A nuclear reactor pressure vessel, as exemplified by a pressurized-water reactor, has a substantially cylindrical side wall closed by a bottom and a top which is normally a removable cover. The vessel is vertically positioned in a concrete reactor pit with the vessel's bottom supported directly or indirectly by the pit's bottom. The top of the vessel has struts, swinging hooks, etc., connecting it with the top rim of the concrete pit and designed to hold the vessel's top against upward movement when the vessel is thermally expanded axially. The design of the top holding means is such that when the vessel is thermally contracted, meaning it is cold, the top holding means are loose as required to permit removal of the vessel's cover, for example, the looseness disappearing as the vessel axially expands when the reactor is started up, so that at the vessel's operating temperature the vessel is rather highly stressed under compression in its axial direction, reducing the risk for a wall rupture due to the coincidental axial expansion involved. The dimensions of the pit are, of course, designed relative to the dimensions of the vessel to accommodate the vessel's expansion and contraction.

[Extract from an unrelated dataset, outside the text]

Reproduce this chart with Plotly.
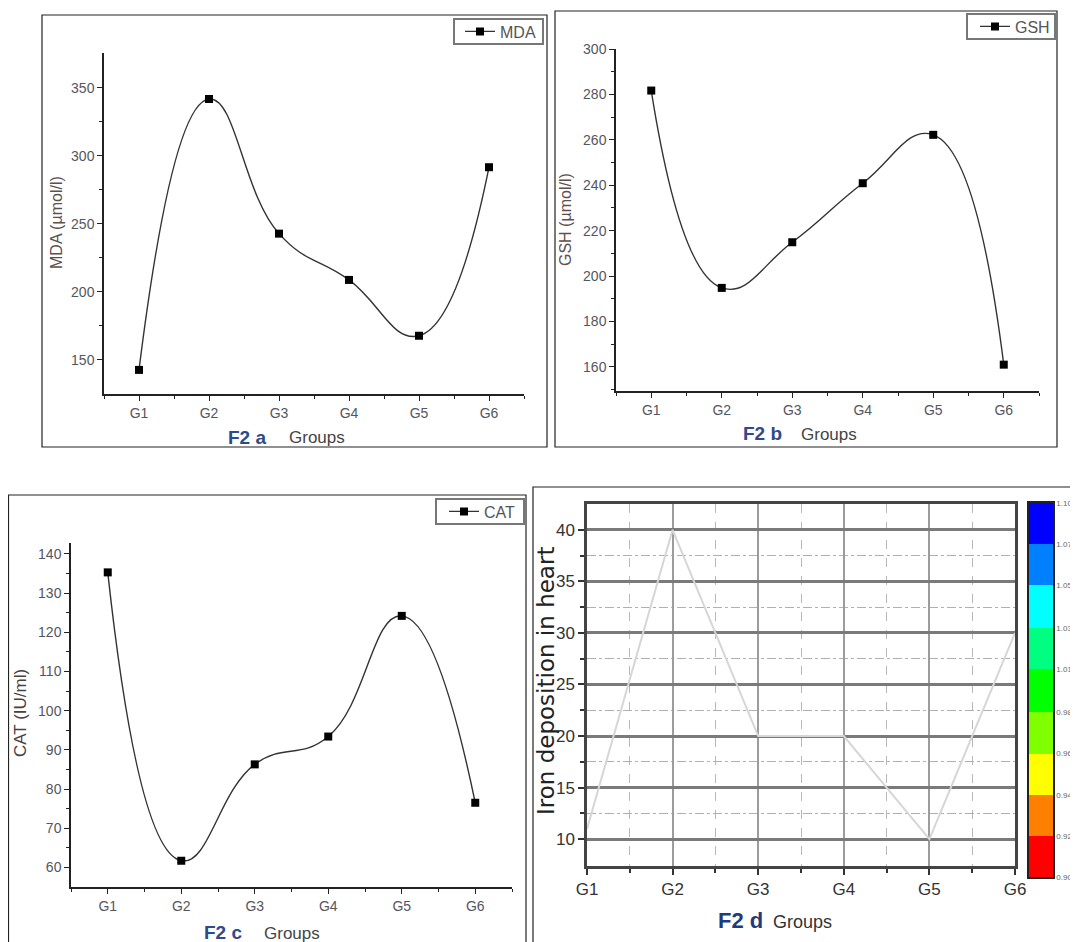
import plotly.graph_objects as go

# ---------------- data ----------------
groups = ["G1", "G2", "G3", "G4", "G5", "G6"]
group_pos = [1, 2, 3, 4, 5, 6]
mda = [142.7, 341.7, 242.8, 208.8, 167.8, 291.6]
gsh = [281.7, 194.8, 214.9, 240.9, 262.2, 161.0]
cat = [135.3, 61.7, 86.3, 93.4, 124.2, 76.5]
iron = [11, 40, 20, 20, 10, 30]
cb_edges = [0.900, 0.922, 0.944, 0.966, 0.988, 1.011, 1.033, 1.056, 1.078, 1.100]
cb_labels = ["0.900", "0.922", "0.944", "0.966", "0.988", "1.011", "1.033", "1.056", "1.078", "1.100"]
cb_colors = ["#ff0000", "#ff8000", "#ffff00", "#80ff00", "#00ff00",
             "#00ff80", "#00ffff", "#0080ff", "#0000ff"]

# page body has an 8px margin: figure sized so that it ends at the window edge
OFF = 8
W, H = 1078 - OFF, 942 - OFF
def X(px):
    return (px - OFF) / W
def Y(py):
    return 1 - (py - OFF) / H

fig = go.Figure()

line_style = dict(shape="spline", smoothing=1.3, color="#333333", width=1.4)
mk = dict(symbol="square", size=8, color="black")

fig.add_trace(go.Scatter(x=group_pos, y=mda, mode="lines+markers", name="MDA",
                         line=line_style, marker=mk, xaxis="x", yaxis="y", legend="legend"))
fig.add_trace(go.Scatter(x=group_pos, y=gsh, mode="lines+markers", name="GSH",
                         line=line_style, marker=mk, xaxis="x2", yaxis="y2", legend="legend2"))
fig.add_trace(go.Scatter(x=group_pos, y=cat, mode="lines+markers", name="CAT",
                         line=line_style, marker=mk, xaxis="x3", yaxis="y3", legend="legend3"))
fig.add_trace(go.Scatter(x=group_pos, y=iron, mode="lines", showlegend=False,
                         line=dict(color="#d6d6d6", width=2), xaxis="x4", yaxis="y4"))

# colour bar drawn as a one-column heatmap
fig.add_trace(go.Heatmap(x=[0], y=cb_edges, z=[[i] for i in range(len(cb_colors))],
                         colorscale=[[i / (len(cb_colors) - 1), c] for i, c in enumerate(cb_colors)],
                         zmin=0, zmax=len(cb_colors) - 1, showscale=False, hoverinfo="skip",
                         xaxis="x5", yaxis="y5"))

tickfont = dict(family="Liberation Sans, Arial", size=14, color="#55555f")
minor_x = [0.5, 1.5, 2.5, 3.5, 4.5, 5.5, 6.5]

def xa(domain, anchor):
    return dict(domain=domain, range=[0.5, 6.5], tickmode="array", tickvals=group_pos,
                ticktext=groups, showline=True, linecolor="#222", linewidth=1.5, anchor=anchor,
                ticks="outside", ticklen=5, tickwidth=1.3, tickcolor="#222",
                minor=dict(tickmode="array", tickvals=minor_x, ticks="outside", ticklen=3,
                           tickwidth=1, tickcolor="#222"),
                showgrid=False, zeroline=False, tickfont=tickfont, automargin=False)

def ya(domain, rng, tv, mv, anchor):
    return dict(domain=domain, range=rng, tickmode="array", tickvals=tv,
                showline=True, linecolor="#222", linewidth=1.5, anchor=anchor,
                ticks="outside", ticklen=5, tickwidth=1.3, tickcolor="#222",
                minor=dict(tickmode="array", tickvals=mv, ticks="outside", ticklen=3,
                           tickwidth=1, tickcolor="#222"),
                showgrid=False, zeroline=False, tickfont=tickfont, automargin=False)

xa1 = xa([X(104), X(524)], "y")
xa2 = xa([X(616), X(1039)], "y2")
xa3 = xa([X(71), X(512)], "y3")

ya1 = ya([Y(394), Y(53)], [125, 375.5], [150, 200, 250, 300, 350], [175, 225, 275, 325], "x")
ya2 = ya([Y(391), Y(49)], [149.4, 300], [160, 180, 200, 220, 240, 260, 280, 300],
         [150, 170, 190, 210, 230, 250, 270, 290], "x2")
ya3 = ya([Y(887), Y(543)], [55, 142.8], [60, 70, 80, 90, 100, 110, 120, 130, 140],
         [65, 75, 85, 95, 105, 115, 125, 135], "x3")

dfont = dict(family="Liberation Sans, Arial", size=17, color="#333")
xa4 = dict(domain=[X(587), X(1015)], range=[1, 6], anchor="y4", tickmode="array",
           tickvals=group_pos, ticktext=groups, showline=True, linecolor="#444", linewidth=2.5,
           mirror=True, ticks="outside", ticklen=6, tickwidth=2, tickcolor="#333",
           showgrid=True, gridcolor="#9c9c9c", gridwidth=2,
           minor=dict(tickmode="array", tickvals=[1.5, 2.5, 3.5, 4.5, 5.5], ticks="outside",
                      ticklen=4, tickwidth=1.5, tickcolor="#333", showgrid=True,
                      gridcolor="#b8b8b8", griddash="dash", gridwidth=1),
           zeroline=False, tickfont=dfont, automargin=False)
ya4 = dict(domain=[Y(866), Y(504)], range=[7.4, 42.5], anchor="x4", tickmode="array",
           tickvals=[10, 15, 20, 25, 30, 35, 40], showline=True, linecolor="#444",
           linewidth=2.5, mirror=True, ticks="outside", ticklen=6, tickwidth=2, tickcolor="#333",
           showgrid=True, gridcolor="#7a7a7a", gridwidth=2.5,
           minor=dict(tickmode="array", tickvals=[12.5, 17.5, 22.5, 27.5, 32.5, 37.5],
                      ticks="outside", ticklen=4, tickwidth=1.5, tickcolor="#333",
                      showgrid=True, gridcolor="#b0b0b0", griddash="dashdot", gridwidth=1.2),
           zeroline=False, tickfont=dfont, automargin=False)

xa5 = dict(domain=[X(1029), X(1053)], range=[-0.5, 0.5], anchor="y5", showticklabels=False,
           ticks="", showline=True, linecolor="#222", linewidth=1.5, mirror=True,
           showgrid=False, zeroline=False)
ya5 = dict(domain=[Y(877), Y(503)], range=[0.9, 1.1], anchor="x5", side="right",
           tickmode="array", tickvals=cb_edges, ticktext=cb_labels, ticks="",
           showline=True, linecolor="#222", linewidth=1.5, mirror=True, showgrid=False,
           zeroline=False, tickfont=dict(family="Liberation Sans, Arial", size=8, color="#666"),
           automargin=False)

legend_common = dict(xanchor="left", yanchor="middle", bgcolor="rgba(0,0,0,0)",
                     borderwidth=0, font=dict(family="Liberation Sans, Arial", size=16, color="#555"),
                     itemwidth=30, tracegroupgap=0)

ann = []
def txt(x, y, s, size, color, family="Liberation Sans, Arial", angle=0, xanchor="left"):
    ann.append(dict(x=X(x), y=Y(y), xref="paper", yref="paper", text=s, showarrow=False,
                    textangle=angle, xanchor=xanchor, yanchor="middle",
                    font=dict(family=family, size=size, color=color)))

blue = "#2d4a8c"
txt(57, 223, "MDA (µmol/l)", 16, "#5e504c", angle=-90, xanchor="center")
txt(226, 437, "<b>F2 a</b>", 19, blue)
txt(287, 438, "Groups", 17, "#444")
txt(566, 220, "GSH (µmol/l)", 16, "#5e504c", angle=-90, xanchor="center")
txt(741, 433, "<b>F2 b</b>", 19, blue)
txt(799, 434, "Groups", 17, "#444")
txt(20, 713, "CAT (IU/ml)", 17, "#4a4040", angle=-90, xanchor="center")
txt(202, 932, "<b>F2 c</b>", 19, blue)
txt(262, 933, "Groups", 17, "#444")
txt(546, 681, "Iron deposition in heart", 23, "#222", family="DejaVu Sans, Liberation Sans",
    angle=-90, xanchor="center")
txt(716, 920, "<b>F2 d</b>", 22, "#1e3c7c")
txt(771, 922, "Groups", 18, "#333")

shapes = []
for (x0, y0, x1, y1) in [(42, 15, 547, 447), (555, 11, 1057, 447),
                         (8.5, 495, 526, 960), (533, 487, 1100, 960)]:
    shapes.append(dict(type="rect", xref="paper", yref="paper", x0=X(x0), x1=X(x1),
                       y0=Y(y1), y1=Y(y0), line=dict(color="#222", width=1.2),
                       fillcolor="rgba(0,0,0,0)", layer="below"))
# legend frames
for (x0, y0, x1, y1) in [(454, 19, 543, 44), (967, 14, 1055, 39), (436, 499, 524, 524)]:
    shapes.append(dict(type="rect", xref="paper", yref="paper", x0=X(x0), x1=X(x1),
                       y0=Y(y1), y1=Y(y0), line=dict(color="#777", width=2),
                       fillcolor="white", layer="below"))

fig.update_layout(
    width=W, height=H, margin=dict(l=0, r=0, t=0, b=0),
    paper_bgcolor="white", plot_bgcolor="rgba(0,0,0,0)", showlegend=True,
    xaxis=xa1, yaxis=ya1, xaxis2=xa2, yaxis2=ya2, xaxis3=xa3, yaxis3=ya3,
    xaxis4=xa4, yaxis4=ya4, xaxis5=xa5, yaxis5=ya5,
    legend=dict(x=X(460), y=Y(31.5), **legend_common),
    legend2=dict(x=X(975), y=Y(26.5), **legend_common),
    legend3=dict(x=X(444), y=Y(511.5), **legend_common),
    annotations=ann, shapes=shapes,
)

fig.write_html("out.html")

It follows, that when the vessel is at its operating temperature, it is highly stressed in its axial direction with its bottom exerting great force against the bottom of the pit. At the same time, the bottom of the vessel must be free to radially expand and contract.

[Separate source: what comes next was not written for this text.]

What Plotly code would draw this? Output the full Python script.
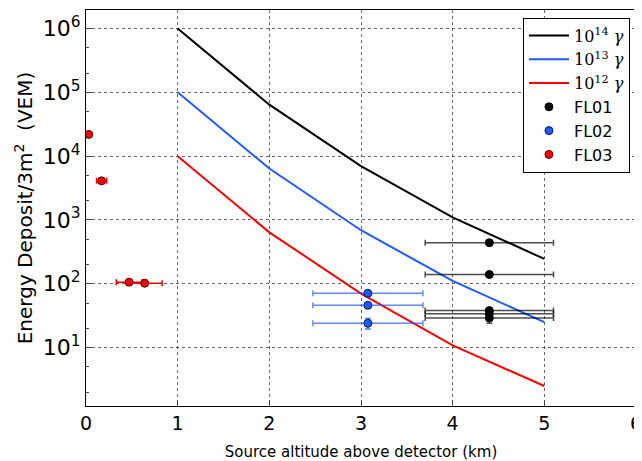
import plotly.graph_objects as go

# Simulation curves
alt = [1, 2, 3, 4, 5]
e14 = [1.0e6, 6.4e4, 7.0e3, 1.1e3, 245]
e13 = [1.0e5, 6.4e3, 690, 111, 25]
e12 = [1.0e4, 640, 70, 10.8, 2.5]

# FL01
fl01_x = [4.4, 4.4, 4.4, 4.4, 4.4]
fl01_y = [440, 140, 38, 34, 29]
fl01_xerr = [0.7, 0.7, 0.7, 0.7, 0.7]
fl01_yerr = [0, 0, 3, 3, 5]

# FL02
fl02_x = [3.075, 3.075, 3.075]
fl02_y = [71, 46, 24]
fl02_xerr = [0.6, 0.6, 0.6]
fl02_yerr = [4, 3, 4.5]

# FL03
fl03_x = [0.03, 0.17, 0.47, 0.64]
fl03_y = [21900, 4100, 106, 102]
fl03_xerr = [0, 0.055, 0.14, 0.19]
fl03_yerr = [0, 0, 0, 0]

ytick_vals = [1e1, 1e2, 1e3, 1e4, 1e5, 1e6]
ytick_text = ["10<sup>1</sup>", "10<sup>2</sup>", "10<sup>3</sup>", "10<sup>4</sup>", "10<sup>5</sup>", "10<sup>6</sup>"]
xtick_vals = [0, 1, 2, 3, 4, 5, 6]

BLUE = "#1e5aff"
RED = "#ff0000"

def serif_label(exp):
    return ("<span style='font-family:DejaVu Serif'>10<sup>%d</sup> <i>γ</i></span>" % exp)

fig = go.Figure()
fig.add_trace(go.Scatter(x=alt, y=e14, mode="lines", line=dict(color="black", width=2),
                         name=serif_label(14)))
fig.add_trace(go.Scatter(x=alt, y=e13, mode="lines", line=dict(color=BLUE, width=2),
                         name=serif_label(13)))
fig.add_trace(go.Scatter(x=alt, y=e12, mode="lines", line=dict(color=RED, width=2),
                         name=serif_label(12)))

fig.add_trace(go.Scatter(x=fl01_x, y=fl01_y, mode="markers", name="FL01",
                         marker=dict(color="black", size=8, line=dict(color="black", width=1)),
                         error_x=dict(type="data", array=fl01_xerr, color="rgba(0,0,0,0.7)", thickness=1.5, width=3),
                         error_y=dict(type="data", array=fl01_yerr, color="rgba(0,0,0,0.7)", thickness=1.5, width=3)))
fig.add_trace(go.Scatter(x=fl02_x, y=fl02_y, mode="markers", name="FL02",
                         marker=dict(color=BLUE, size=8, line=dict(color="#001a66", width=1)),
                         error_x=dict(type="data", array=fl02_xerr, color="rgba(30,90,255,0.7)", thickness=1.5, width=3),
                         error_y=dict(type="data", array=fl02_yerr, color="rgba(30,90,255,0.8)", thickness=1.5, width=3)))
fig.add_trace(go.Scatter(x=fl03_x, y=fl03_y, mode="markers", name="FL03",
                         marker=dict(color=RED, size=8, line=dict(color="#550000", width=1)),
                         error_x=dict(type="data", array=fl03_xerr, color=RED, thickness=1.5, width=3),
                         error_y=dict(type="data", array=fl03_yerr, color=RED, thickness=1.5, width=3)))

# The page body has an 8px margin, so the figure is sized 8px smaller
fig.update_layout(
    width=634, height=453,
    margin=dict(l=78, r=6, t=2, b=55, autoexpand=False),
    paper_bgcolor="white", plot_bgcolor="white",
    font=dict(family="DejaVu Sans", color="black"),
    showlegend=True,
    legend=dict(x=0.989, y=0.981, xanchor="right", yanchor="top",
                bgcolor="white", bordercolor="black", borderwidth=1,
                font=dict(size=16, family="DejaVu Sans"), tracegroupgap=2,
                itemwidth=40),
)
fig.update_xaxes(range=[0, 6], tickvals=xtick_vals, ticks="inside", ticklen=6,
                 tickfont=dict(size=19), showline=True, linecolor="black", mirror=True,
                 ticklabeloverflow="allow",
                 showgrid=True, gridcolor="rgba(0,0,0,0.6)", griddash="dot", zeroline=False,
                 title=dict(text="Source altitude above detector (km)", font=dict(size=15), standoff=14))
fig.update_yaxes(type="log", range=[0.085, 6.29], tickvals=ytick_vals, ticktext=ytick_text,
                 ticks="inside", ticklen=6, tickfont=dict(size=22), showline=True, linecolor="black",
                 mirror=True, showgrid=True, gridcolor="rgba(0,0,0,0.6)", griddash="dot",
                 minor=dict(ticks="inside", ticklen=3, showgrid=False),
                 title=dict(text="Energy Deposit/3m<sup>2</sup>  (VEM)", font=dict(size=20), standoff=4))

fig.write_html("out.html")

In view of the above, various arrangements have been proposed for transmitting the stress from the bottom of the vessel to the bottom of the pit. These have contemplated the use of anti-friction bearing arrangements, horizontal sliding bearings, etc. They have all had undesirable features such as complicated design, large manufacturing and installation cost, and, possibly, unreliability under the severe surface conditions of heat and high stressing inherent to the conditions under which they must operate in the pit between the latter's bottom and the bottom of the axially stressed vessel during the operation of the reactor.